“Give me few men and women who are pure and selfless and I shall shake the world!” said Swami Vivekananda. I have read this quote when I was in school. I re-read it a few days back on an old hoarding which was kept on occasion of celebrating Vivekananda’s 150th birthday. Stuck in traffic, my mind started wandering. How could some one who was just 30+ years old could have mental maturity of that level to proclaim that? No body could utter such a word in public unless and until he/she is so sure of what he’s doing and has supreme confidence in himself and his abilities.
For the next couple of days, I became so obsessed with this thought.

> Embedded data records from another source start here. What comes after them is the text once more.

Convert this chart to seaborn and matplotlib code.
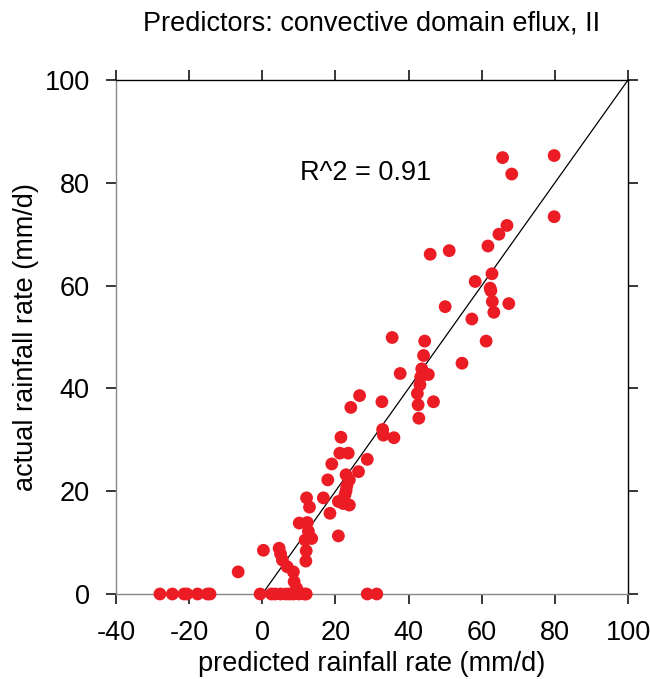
import seaborn as sns
import matplotlib.pyplot as plt
import pandas as pd

# points (predicted vs actual, mm/d)
predicted = [-28.0, -24.6, -21.4, -20.6, -17.7, -15.0, -14.3, -0.6, 2.5, 3.5,
             5.0, 6.5, 7.5, 8.5, 10.0, 11.5, 12.0, 28.7, 31.3,
             -6.6, 0.3, 4.6, 5.0, 5.5, 6.8, 8.5, 8.7, 9.4,
             10.1, 12.3, 12.6, 13.5, 11.7, 12.0, 11.9, 12.1, 12.9,
             16.7, 18.5, 17.9, 19.0, 20.8, 20.8, 22.1, 23.8,
             22.9, 23.8, 23.1, 22.9, 22.6, 26.3, 21.2, 23.5, 28.7, 21.5,
             24.2, 26.6, 32.7, 32.9, 33.1, 36.0, 35.5, 37.7,
             42.8, 42.6, 42.4, 43.1, 43.3, 43.6, 45.4, 46.8, 44.1, 44.4,
             45.9, 50.0, 51.1, 54.6, 57.3, 58.2, 61.2, 61.7, 62.3, 62.5,
             62.8, 62.9, 63.3, 64.7, 65.7, 66.9, 67.4, 68.2, 79.8, 79.8]
actual = [0, 0, 0, 0, 0, 0, 0, 0, 0, 0,
          0, 0, 0, 0, 0, 0, 0, 0, 0,
          4.3, 8.5, 8.9, 7.8, 6.6, 5.3, 4.3, 2.4, 1.1,
          13.8, 13.9, 12.2, 10.8, 10.5, 8.4, 6.4, 18.7, 16.9,
          18.7, 15.7, 22.2, 25.3, 11.3, 18.0, 17.6, 17.3,
          23.2, 22.2, 21.0, 20.1, 19.3, 23.8, 27.4, 27.4, 26.2, 30.5,
          36.3, 38.6, 37.4, 32.0, 30.9, 30.4, 49.9, 42.9,
          34.2, 36.8, 39.0, 40.7, 42.2, 43.8, 42.7, 37.4, 46.4, 49.2,
          66.1, 55.9, 66.8, 44.9, 53.5, 60.8, 49.2, 67.7, 59.5, 59.0,
          62.3, 56.9, 54.8, 70.0, 84.9, 71.7, 56.5, 81.7, 85.3, 73.4]

xticks = [-40, -20, 0, 20, 40, 60, 80, 100]
yticks = [0, 20, 40, 60, 80, 100]
r2 = 0.91

df = pd.DataFrame({'predicted': predicted, 'actual': actual})

sns.set_style("ticks")
plt.rcParams['font.family'] = ['Liberation Sans', 'DejaVu Sans']
plt.rcParams['axes.unicode_minus'] = False
plt.rcParams['text.color'] = 'black'
plt.rcParams['axes.labelcolor'] = 'black'

fig = plt.figure(figsize=(6.5, 6.79), dpi=100)
ax = fig.add_axes([0.1785, 0.1252, 0.7877, 0.757])

# 1:1 line
ax.plot([0, 100], [0, 100], color='black', lw=0.9, zorder=2)

sns.scatterplot(x='predicted', y='actual', data=df, ax=ax,
                color='#ec1c24', s=85, edgecolor='none', clip_on=False, zorder=3)

ax.set_xlim(-40, 100)
ax.set_ylim(0, 100)
ax.set_xticks(xticks)
ax.set_yticks(yticks)
ax.tick_params(direction='out', length=7, width=1.1, labelsize=19.5, pad=12,
               top=True, right=True, colors='black')
for name, sp in ax.spines.items():
    sp.set_visible(True)
    sp.set_linewidth(1)
    sp.set_color('#888888' if name in ('left', 'bottom') else 'black')

ax.text(10.3, 82, 'R^2 = %.2f' % r2, fontsize=19.5, va='center', ha='left')
ax.set_xlabel('predicted rainfall rate (mm/d)', fontsize=19.5, labelpad=3)
ax.set_ylabel('actual rainfall rate (mm/d)', fontsize=19.5, labelpad=4)
fig.text(0.571, 0.965, 'Predictors: convective domain eflux, II',
         fontsize=19.5, ha='center', va='center')

fig.savefig('out.png', dpi=100)
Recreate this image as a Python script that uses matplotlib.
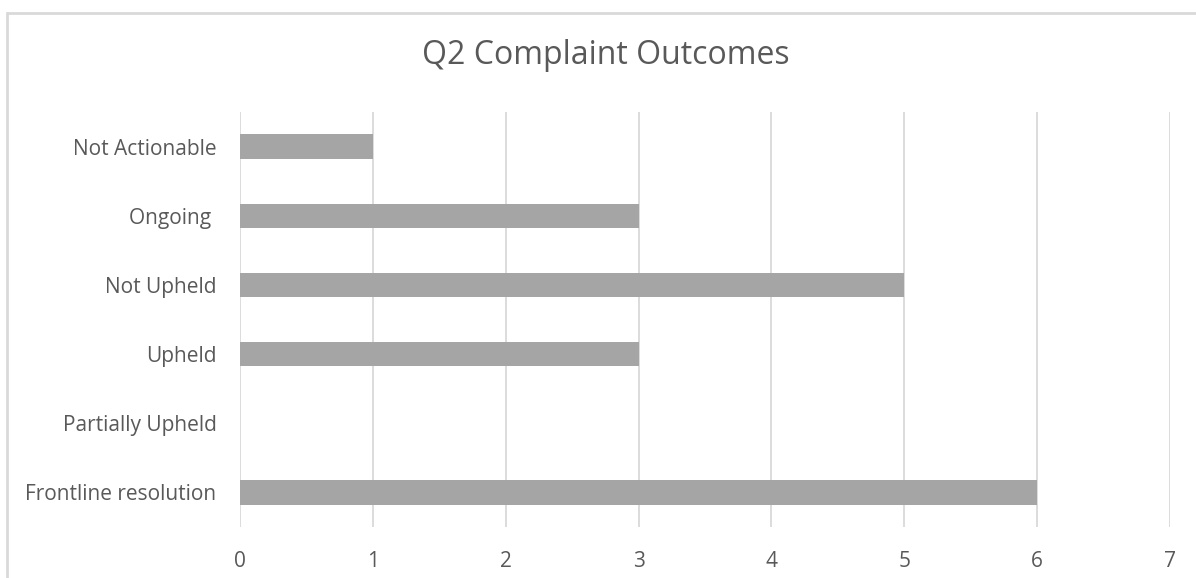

I started reading and re-reading articles on Vivekanda. He is a guy with full of energy and passion and I was a person who was already fascinated with his famous speech he delivered in Chicago to which the whole community gave an applause. A truly motivating story for any one who is interested in public speaking per se. But some how, I never had listened to this speech. But, I always imagined the tone, command of the voice and how as an audience I would have been awe struck.
Thanks to my over obsession over the last couple of days, it suddenly hit me to witness the monologue that I had in my mind. Thanks to youtube, I managed to listen to the recorded version of the actual speech given by Swami Vivekanda. The minute I heard it, I felt like Shucks! This can’t be it. And I started searching for some thing else with a better clarity. No matter what the quality I was searching for, the end feeling I had was.. Shucks! This definitely can’t be the one that I was imagining all this while! This in any way did not match the expectation I had in my mind. The tone, the command, the voice modulation nothing matched. It was nothing short of a disaster to me. Could just by addressing a few folks as “Brothers and Sisters”, the whole group energized, mesmerized and applauded or was it always a hyped up version?
When I kept thinking about it, something striked me. I have an imagination of an hero. I believe my hero to be a supreme individual. More like a super man (or God) and I cannot stand to the fact that he was just another human being, who lived the life the same way I did and rose to power because of the mental stability he developed over time. His speech was infact good. But the reality perplexed with my own emotions didn’t sound good to me at all.
Even when the so called God comes to me and tells me that he’s God and his basic intention was that the society must have some humanity and common sense. We would rather pelt stones at him and later may be put him on a cross. If his philosophical truths didn’t reach us and if he tried to convince us with miracles. We would mark him as a person who would do Black magic and again sentence him to death.
May be, We all wanted a supreme individual who is pure and clean and who can cleanse us all. I think, may be, I would be more happy to live in a World where I could see Krishna and Jesus Christ as homo sapiens and who had flesh and blood. Who lived, loved, had children (in the natural process than by super imaginative means), created an impact in people and died. If I can accept my hero/God/guru/role model in the way they are and not in the way that’s fed to me or I imagine them to be.. may be.. that’s where the true hero worship stands!!